We didn’t see much of the countryside back then, because we were always scanning the gravel roads for agates. As for wildlife, since we were always looking downward, the only thing we saw was road kill. Even now, when we are out walking, my brothers and sisters and I instinctively look at the road in front of our feet.
One day, my brother and I decided to go out searching for agates. I was about nine years old and he was ten. It was early fall, but still warm enough to be barefooted. We wandered down a backroad, talking as we went. I remember stopping mid-track and mid-sentence and hearing a small gasp come unbidden from my mouth. Tucked along the edge of my side of the road, I spied the biggest and most beautiful agate I had ever seen. I ran over to pick it up, and just as my hand was about an inch from my beautiful prize, my brother slid across the road on his belly, jamming his hand under mine, claiming the agate for himself. The way he did that slide, I could imagine him sliding in to home plate in a baseball game. At that moment, I wished he were indeed playing baseball, instead of walking with me.
Right there on the road, Greg turned over on his back, and squealed with delight. I tried to take it back, but he got up and with a big grin, jammed it down into his pocket. I argued the agate rules and the fact that I had seen it first. I shouted, tried grappling for it and I cried. Nothing worked. Greg never let me see it again.
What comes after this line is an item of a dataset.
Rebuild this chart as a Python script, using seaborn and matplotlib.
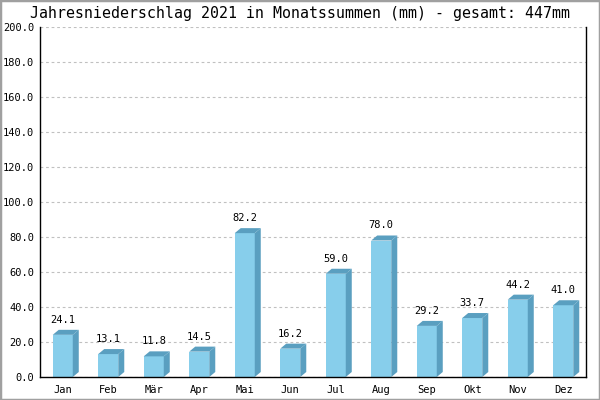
import matplotlib
matplotlib.use("Agg")
import matplotlib.pyplot as plt
from matplotlib.patches import Polygon, Rectangle
import seaborn as sns

# Monthly precipitation 2021 (mm)
months = ["Jan", "Feb", "Mär", "Apr", "Mai", "Jun",
          "Jul", "Aug", "Sep", "Okt", "Nov", "Dez"]
rain = [24.1, 13.1, 11.8, 14.5, 82.2, 16.2, 59.0, 78.0, 29.2, 33.7, 44.2, 41.0]
yticks = [0, 20, 40, 60, 80, 100, 120, 140, 160, 180, 200]

front = "#87CEEB"
shade = "#5A9FC0"

sns.set_style("white")
plt.rcParams["font.family"] = ["DejaVu Sans Mono", "DejaVu Sans"]

fig = plt.figure(figsize=(6, 4), dpi=100)
ax = fig.add_axes([40 / 600, 23 / 400, 546 / 600, 350 / 400])

sns.barplot(x=months, y=rain, color=front, saturation=1, width=0.44,
            ax=ax, zorder=2, edgecolor="none")

ax.set_xlim(-0.5, len(months) - 0.5)
ax.set_ylim(0, 200)
ax.set_yticks(yticks)
ax.set_yticklabels([f"{t:.1f}" for t in yticks])
ax.tick_params(axis="both", length=0, labelsize=7.5, colors="black")
ax.tick_params(axis="y", pad=4)
ax.tick_params(axis="x", pad=6)
ax.yaxis.grid(True, color="#c0c0c0", linestyle=(0, (2.5, 2.5)), linewidth=0.8)
ax.xaxis.grid(False)
ax.set_axisbelow(True)
for s in ["left", "bottom", "right"]:
    ax.spines[s].set_visible(True)
    ax.spines[s].set_color("black")
    ax.spines[s].set_linewidth(1.0)
ax.spines["top"].set_visible(False)

# 3D depth: 6 px right, 5 px up, converted into data units
inv = ax.transData.inverted()
p0 = inv.transform((0, 0))
p1 = inv.transform((6, 5))
ddx, ddy = p1[0] - p0[0], p1[1] - p0[1]

for bar, v in zip(ax.patches, rain):
    x0 = bar.get_x()
    x1 = x0 + bar.get_width()
    h = bar.get_height()
    top = Polygon([(x0, h), (x0 + ddx, h + ddy), (x1 + ddx, h + ddy), (x1, h)],
                  closed=True, facecolor=shade, edgecolor="none", zorder=2)
    side = Polygon([(x1, 0), (x1 + ddx, ddy), (x1 + ddx, h + ddy), (x1, h)],
                   closed=True, facecolor=shade, edgecolor="none", zorder=2)
    ax.add_patch(top)
    ax.add_patch(side)
    ax.annotate(f"{v:.1f}", xy=(x0 + bar.get_width() / 2, h), xytext=(0, 12),
                textcoords="offset pixels", ha="center", va="baseline",
                fontsize=7.5, color="black")

fig.text(0.5, 382 / 400, "Jahresniederschlag 2021 in Monatssummen (mm) - gesamt: 447mm",
         ha="center", va="baseline", fontsize=10.7, color="black")

fig.patches.append(Rectangle((0, 0), 1, 1, transform=fig.transFigure, fill=False,
                             edgecolor="#a0a0a0", linewidth=2.5))

fig.savefig("out.png", dpi=100)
He hid it deep somewhere so I would never never be able to get it back.
When I was in my twenties, I read a story by John Steinbeck called “The Pearl.” Keno was a pearl diver, who lived with his wife and ailing son in a small, impoverished village by the ocean. On one of his dives, he found “the pearl of the world.” It was magnificent and would have done for him what a winning lottery ticket would do for us. Unfortunately, others wanted it as much as he did. Keno and his family fled into the mountains, but returned back to their life of poverty; the baby dead at the hand of their attackers. The story ends dramatically with Keno throwing the great pearl back into the ocean. He felt it was the pearl that had brought them bad luck and sorrow.
I was struck by the similarities between my agate and the pearl. They were both prized possessions, coveted by those who had seen them. It wouldn’t have mattered what the object was, as long as it was considered valuable. There would always be those who would take, if they thought they could. Betrayal, greed and dishonesty were words that described those who would take what did not belong to them.
Many years had gone by and we were all adults, all home for the holidays. I wandered around the house, looking at different things that still remained from our childhood days. Here was a coffee table that my brother had made in shop class. Over here were the remnants of my miniature collection, and on a shelf was my sister’s old stuffed animal. I saw a bowl of rocks out on the porch and began looking through them. It was a culmination of whatever hadn’t gotten lost through the years.
It was then that I saw my agate. I looked around to see if anyone was watching, and acting nonchalant, I picked it up. No one could see my hands shake or feel the adrenalene glee that ran through my veins at this discovery. I turned it over and was amazed that after all these years and having only one good look at it, I remembered its detail. I licked it so the bands of color would show a little brighter. Yep that was it. I looked around again and determined that I was still not being observed.
“Hah!” I thought. “It is mine now, dear brother, and you will never see it again!” The hard stone stayed snug in my jeans pocket for the rest of the holiday. I couldn’t wait to get home to really examine it.
More years have gone by, and since that long ago holiday, it has rested in my own agate bowl. Yet whenever I examine it, I am always torn with a mix of emotions. Yes, it was mine now, but every time I looked at it, I always remembered my brother’s indiscretion.
“Let it go,” I thought. “It’s not worth the memories.”
Funny thing, I had mentioned it to Greg and he didn’t even remember the incident. So the truth was, it was just me that continued to hold on to these feelings. I thought about the freedom of getting rid of it and thus getting rid of my grudge.
In Steinbeck’s book, Keno threw the pearl back into the ocean. My agate was called a Lake Superior Agate, but Lake Superior was a three hour drive north from where I lived. I figured any body of water would do, and Minnesota had plenty. Giving it back to the water would be a fitting end to my conflict. I didn’t throw it into the water; instead I let it gently fall from my open hand. It sure looks pretty now in my fish tank.